Whether viewed in terms of large or small improvements, progress matters a lot.

Looking backwards, it’s striking how unevenly distributed progress has been in the past. In antiquity, the ancient Greeks were discoverers of everything from the arch bridge to the spherical earth. By 1100, the successful pursuit of new knowledge was probably most concentrated in parts of China and the Middle East. Along the cultural dimension, the artists of Renaissance Florence enriched the heritage of all humankind, and in the process created the masterworks that are still the lifeblood of the local economy. The late 18th and early 19th century saw a burst of progress in Northern England, with the beginning of the Industrial Revolution. In each case, the discoveries that came to elevate standards of living for everyone arose in comparatively tiny geographic pockets of innovative effort. Present-day instances include places like Silicon Valley in software and Switzerland’s Basel region in life sciences.

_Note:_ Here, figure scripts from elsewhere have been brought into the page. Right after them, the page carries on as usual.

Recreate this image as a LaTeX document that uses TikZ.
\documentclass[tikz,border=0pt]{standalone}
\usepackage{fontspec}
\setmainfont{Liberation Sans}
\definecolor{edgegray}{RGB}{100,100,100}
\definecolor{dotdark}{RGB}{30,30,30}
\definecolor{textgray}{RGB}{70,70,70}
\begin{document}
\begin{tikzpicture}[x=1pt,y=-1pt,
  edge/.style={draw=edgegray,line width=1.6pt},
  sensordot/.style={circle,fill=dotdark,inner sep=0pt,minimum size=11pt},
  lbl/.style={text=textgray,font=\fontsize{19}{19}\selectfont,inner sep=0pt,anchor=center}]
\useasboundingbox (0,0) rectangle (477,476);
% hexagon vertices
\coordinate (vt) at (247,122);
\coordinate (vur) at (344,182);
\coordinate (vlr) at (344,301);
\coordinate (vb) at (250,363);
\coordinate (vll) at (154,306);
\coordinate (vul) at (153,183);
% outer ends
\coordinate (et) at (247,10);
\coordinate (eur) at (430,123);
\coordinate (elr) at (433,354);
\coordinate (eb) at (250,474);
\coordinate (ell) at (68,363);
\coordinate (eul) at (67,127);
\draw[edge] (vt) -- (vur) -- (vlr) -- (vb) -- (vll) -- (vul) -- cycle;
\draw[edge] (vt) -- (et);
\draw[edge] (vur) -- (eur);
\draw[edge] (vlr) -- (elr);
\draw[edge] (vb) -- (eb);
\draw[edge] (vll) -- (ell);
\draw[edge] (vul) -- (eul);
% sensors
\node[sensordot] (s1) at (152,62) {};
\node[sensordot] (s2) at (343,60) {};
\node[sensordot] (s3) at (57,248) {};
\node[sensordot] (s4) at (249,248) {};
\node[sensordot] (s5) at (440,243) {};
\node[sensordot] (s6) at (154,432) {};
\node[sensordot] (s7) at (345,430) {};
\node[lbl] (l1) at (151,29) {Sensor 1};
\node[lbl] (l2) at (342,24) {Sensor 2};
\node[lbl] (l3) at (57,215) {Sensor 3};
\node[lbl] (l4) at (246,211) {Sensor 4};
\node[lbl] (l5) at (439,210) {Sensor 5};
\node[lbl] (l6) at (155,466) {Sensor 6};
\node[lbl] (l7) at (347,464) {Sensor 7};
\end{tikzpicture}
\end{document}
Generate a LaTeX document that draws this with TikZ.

These kinds of examples show that there can be ecosystems that are better at generating progress than others, perhaps by orders of magnitude. But what do they have in common? Just how productive can a cultural ecosystem be? Why did Silicon Valley happen in California rather than Japan or Boston? Why was early-20th-century science in Germany and Central Europe so strong? Can we deliberately engineer the conditions most hospitable to this kind of advancement or effectively tweak the systems that surround us today?

This is exactly what Progress Studies would investigate. It would consider the problem as broadly as possible. It would study the successful people, organizations, institutions, policies, and cultures that have arisen to date, and it would attempt to concoct policies and prescriptions that would help improve our ability to generate useful progress in the future.

Along these lines, the world would benefit from an organized effort to understand how we should identify and train brilliant young people, how the most effective small groups exchange and share ideas, which incentives should exist for all sorts of participants in innovative ecosystems (including scientists, entrepreneurs, managers, and engineers), how much different organizations differ in productivity (and the drivers of those differences), how scientists should be selected and funded, and many other related issues besides.

Plenty of existing scholarship touches on these topics, but it takes place in a highly fragmented fashion and fails to directly confront some of the most important practical questions.